Print the listing in its entirety and exactly, leaving out images.

════════════════

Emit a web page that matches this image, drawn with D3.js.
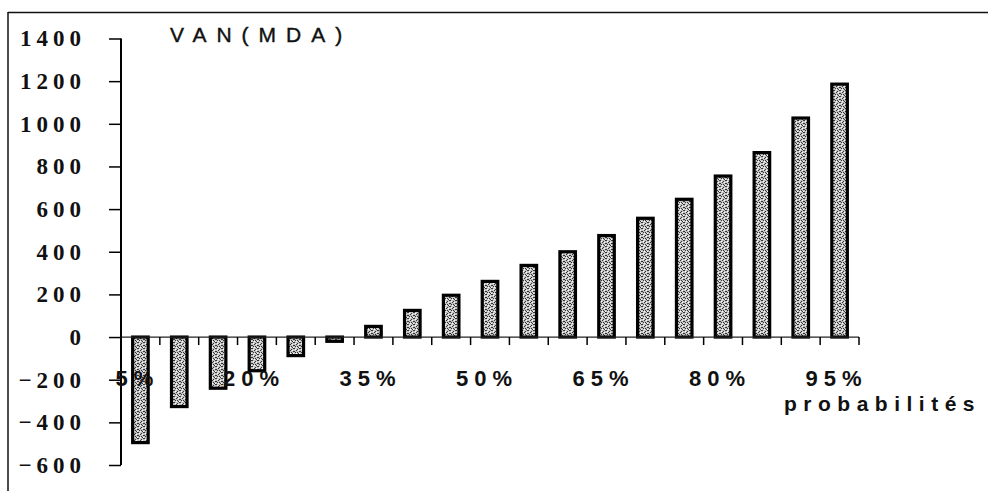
<!DOCTYPE html>
<html>
<head>
<meta charset="utf-8">
<script src="https://cdn.jsdelivr.net/npm/d3@7"></script>
<style>
  html, body { margin: 0; padding: 0; background: #fff; }
  svg { display: block; }
</style>
</head>
<body>
<svg id="chart" width="988" height="491"></svg>
<script>
// VAN (MDA) by probability level
const probabilities = ["5%","10%","15%","20%","25%","30%","35%","40%","45%","50%",
                       "55%","60%","65%","70%","75%","80%","85%","90%","95%"];
const vanValues = [-495, -326, -240, -158, -87, -20, 50, 125, 196, 261,
                   336, 400, 476, 557, 646, 755, 865, 1027, 1186];
const yTickValues = [-600, -400, -200, 0, 200, 400, 600, 800, 1000, 1200, 1400];
const xLabelShown = ["5%","20%","35%","50%","65%","80%","95%"];

const svg = d3.select("#chart");

// frame lines (top and left)
svg.append("line").attr("x1", 8).attr("x2", 988).attr("y1", 12.5).attr("y2", 12.5)
  .attr("stroke", "#111").attr("stroke-width", 1.5);
svg.append("line").attr("x1", 8).attr("x2", 8).attr("y1", 12).attr("y2", 491)
  .attr("stroke", "#111").attr("stroke-width", 1.5);

const x = d3.scaleBand().domain(probabilities).range([121, 859])
  .paddingInner(0.6).paddingOuter(0.3);
const y = d3.scaleLinear().domain([-600, 1400]).range([465, 38.5]);

// stippled grey fill for the bars
const defs = svg.append("defs");
const pat = defs.append("pattern").attr("id", "stipple")
  .attr("patternUnits", "userSpaceOnUse").attr("width", 6).attr("height", 6);
pat.append("rect").attr("width", 6).attr("height", 6).attr("fill", "#c4c4c4");
const dots = [[0,0],[3,1],[5,3],[1,4],[4,5],[2,2],[5,0],[0,3],[3,4]];
dots.forEach(([dx, dy]) => pat.append("rect").attr("x", dx).attr("y", dy)
  .attr("width", 1).attr("height", 1).attr("fill", "#333"));
const lights = [[1,1],[4,2],[2,5],[5,5]];
lights.forEach(([dx, dy]) => pat.append("rect").attr("x", dx).attr("y", dy)
  .attr("width", 1).attr("height", 1).attr("fill", "#fff"));

// bars
svg.append("g").selectAll("rect").data(vanValues).join("rect")
  .attr("x", (d, i) => x(probabilities[i]))
  .attr("width", x.bandwidth())
  .attr("y", d => y(Math.max(0, d)))
  .attr("height", d => Math.abs(y(d) - y(0)))
  .attr("fill", "url(#stipple)")
  .attr("stroke", "#000").attr("stroke-width", 3.2);

// x axis line at zero and ticks at category boundaries
svg.append("line").attr("x1", 121).attr("x2", 859).attr("y1", y(0)).attr("y2", y(0))
  .attr("stroke", "#222").attr("stroke-width", 1.2);
const step = x.step();
const bounds = d3.range(1, probabilities.length + 1).map(i => x.range()[0] + i * step);
svg.append("g").selectAll("line").data(bounds).join("line")
  .attr("x1", d => d).attr("x2", d => d)
  .attr("y1", y(0)).attr("y2", y(0) + 8)
  .attr("stroke", "#000").attr("stroke-width", 1.5);

// y axis
const yAxis = d3.axisLeft(y).tickValues(yTickValues).tickSize(12).tickPadding(28)
  .tickFormat(d3.format("d"));
const gy = svg.append("g").attr("transform", "translate(121,0)").call(yAxis);
gy.select(".domain").attr("stroke", "#000").attr("stroke-width", 2)
  .attr("d", `M0,${y(1400)}V${y(-600)}`);
gy.selectAll(".tick line").attr("stroke", "#000").attr("stroke-width", 1.5);
gy.selectAll(".tick text")
  .style("font-family", "'Liberation Serif', 'Times New Roman', serif")
  .style("font-weight", "bold").style("font-size", "23px")
  .style("letter-spacing", "5px").attr("fill", "#111")
  .attr("dx", 5);

// x category labels (every third)
svg.append("g").selectAll("text").data(xLabelShown).join("text")
  .attr("x", d => x(d) + x.bandwidth() / 2 - 3)
  .attr("y", 386)
  .attr("text-anchor", "middle")
  .style("font-family", "'Liberation Sans', Arial, sans-serif")
  .style("font-weight", "bold").style("font-size", "22px")
  .style("letter-spacing", "6px").attr("fill", "#111")
  .text(d => d);

// axis titles
svg.append("text").attr("x", 170).attr("y", 42)
  .style("font-family", "'Liberation Sans', Arial, sans-serif")
  .style("font-size", "21px").style("letter-spacing", "10px").attr("fill", "#111")
  .style("stroke", "#111").style("stroke-width", "0.4px")
  .text("VAN(MDA)");
svg.append("text").attr("x", 784).attr("y", 411)
  .style("font-family", "'Liberation Sans', Arial, sans-serif")
  .style("font-weight", "bold").style("font-size", "21px")
  .style("letter-spacing", "6.5px").attr("fill", "#111")
  .text("probabilités");
</script>
</body>
</html>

════════════════

## Reply to the task
Emit a web page that matches this image, drawn with D3.js.
<!DOCTYPE html>
<html>
<head>
<meta charset="utf-8">
<script src="https://cdn.jsdelivr.net/npm/d3@7"></script>
<style>
  html, body { margin: 0; padding: 0; background: #fff; }
  svg { display: block; }
</style>
</head>
<body>
<svg id="chart" width="988" height="491"></svg>
<script>
// VAN (MDA) by probability level
const probabilities = ["5%","10%","15%","20%","25%","30%","35%","40%","45%","50%",
                       "55%","60%","65%","70%","75%","80%","85%","90%","95%"];
const vanValues = [-495, -326, -240, -158, -87, -20, 50, 125, 196, 261,
                   336, 400, 476, 557, 646, 755, 865, 1027, 1186];
const yTickValues = [-600, -400, -200, 0, 200, 400, 600, 800, 1000, 1200, 1400];
const xLabelShown = ["5%","20%","35%","50%","65%","80%","95%"];

const svg = d3.select("#chart");

// frame lines (top and left)
svg.append("line").attr("x1", 8).attr("x2", 988).attr("y1", 12.5).attr("y2", 12.5)
  .attr("stroke", "#111").attr("stroke-width", 1.5);
svg.append("line").attr("x1", 8).attr("x2", 8).attr("y1", 12).attr("y2", 491)
  .attr("stroke", "#111").attr("stroke-width", 1.5);

const x = d3.scaleBand().domain(probabilities).range([121, 859])
  .paddingInner(0.6).paddingOuter(0.3);
const y = d3.scaleLinear().domain([-600, 1400]).range([465, 38.5]);

// stippled grey fill for the bars
const defs = svg.append("defs");
const pat = defs.append("pattern").attr("id", "stipple")
  .attr("patternUnits", "userSpaceOnUse").attr("width", 6).attr("height", 6);
pat.append("rect").attr("width", 6).attr("height", 6).attr("fill", "#c4c4c4");
const dots = [[0,0],[3,1],[5,3],[1,4],[4,5],[2,2],[5,0],[0,3],[3,4]];
dots.forEach(([dx, dy]) => pat.append("rect").attr("x", dx).attr("y", dy)
  .attr("width", 1).attr("height", 1).attr("fill", "#333"));
const lights = [[1,1],[4,2],[2,5],[5,5]];
lights.forEach(([dx, dy]) => pat.append("rect").attr("x", dx).attr("y", dy)
  .attr("width", 1).attr("height", 1).attr("fill", "#fff"));

// bars
svg.append("g").selectAll("rect").data(vanValues).join("rect")
  .attr("x", (d, i) => x(probabilities[i]))
  .attr("width", x.bandwidth())
  .attr("y", d => y(Math.max(0, d)))
  .attr("height", d => Math.abs(y(d) - y(0)))
  .attr("fill", "url(#stipple)")
  .attr("stroke", "#000").attr("stroke-width", 3.2);

// x axis line at zero and ticks at category boundaries
svg.append("line").attr("x1", 121).attr("x2", 859).attr("y1", y(0)).attr("y2", y(0))
  .attr("stroke", "#222").attr("stroke-width", 1.2);
const step = x.step();
const bounds = d3.range(1, probabilities.length + 1).map(i => x.range()[0] + i * step);
svg.append("g").selectAll("line").data(bounds).join("line")
  .attr("x1", d => d).attr("x2", d => d)
  .attr("y1", y(0)).attr("y2", y(0) + 8)
  .attr("stroke", "#000").attr("stroke-width", 1.5);

// y axis
const yAxis = d3.axisLeft(y).tickValues(yTickValues).tickSize(12).tickPadding(28)
  .tickFormat(d3.format("d"));
const gy = svg.append("g").attr("transform", "translate(121,0)").call(yAxis);
gy.select(".domain").attr("stroke", "#000").attr("stroke-width", 2)
  .attr("d", `M0,${y(1400)}V${y(-600)}`);
gy.selectAll(".tick line").attr("stroke", "#000").attr("stroke-width", 1.5);
gy.selectAll(".tick text")
  .style("font-family", "'Liberation Serif', 'Times New Roman', serif")
  .style("font-weight", "bold").style("font-size", "23px")
  .style("letter-spacing", "5px").attr("fill", "#111")
  .attr("dx", 5);

// x category labels (every third)
svg.append("g").selectAll("text").data(xLabelShown).join("text")
  .attr("x", d => x(d) + x.bandwidth() / 2 - 3)
  .attr("y", 386)
  .attr("text-anchor", "middle")
  .style("font-family", "'Liberation Sans', Arial, sans-serif")
  .style("font-weight", "bold").style("font-size", "22px")
  .style("letter-spacing", "6px").attr("fill", "#111")
  .text(d => d);

// axis titles
svg.append("text").attr("x", 170).attr("y", 42)
  .style("font-family", "'Liberation Sans', Arial, sans-serif")
  .style("font-size", "21px").style("letter-spacing", "10px").attr("fill", "#111")
  .style("stroke", "#111").style("stroke-width", "0.4px")
  .text("VAN(MDA)");
svg.append("text").attr("x", 784).attr("y", 411)
  .style("font-family", "'Liberation Sans', Arial, sans-serif")
  .style("font-weight", "bold").style("font-size", "21px")
  .style("letter-spacing", "6.5px").attr("fill", "#111")
  .text("probabilités");
</script>
</body>
</html>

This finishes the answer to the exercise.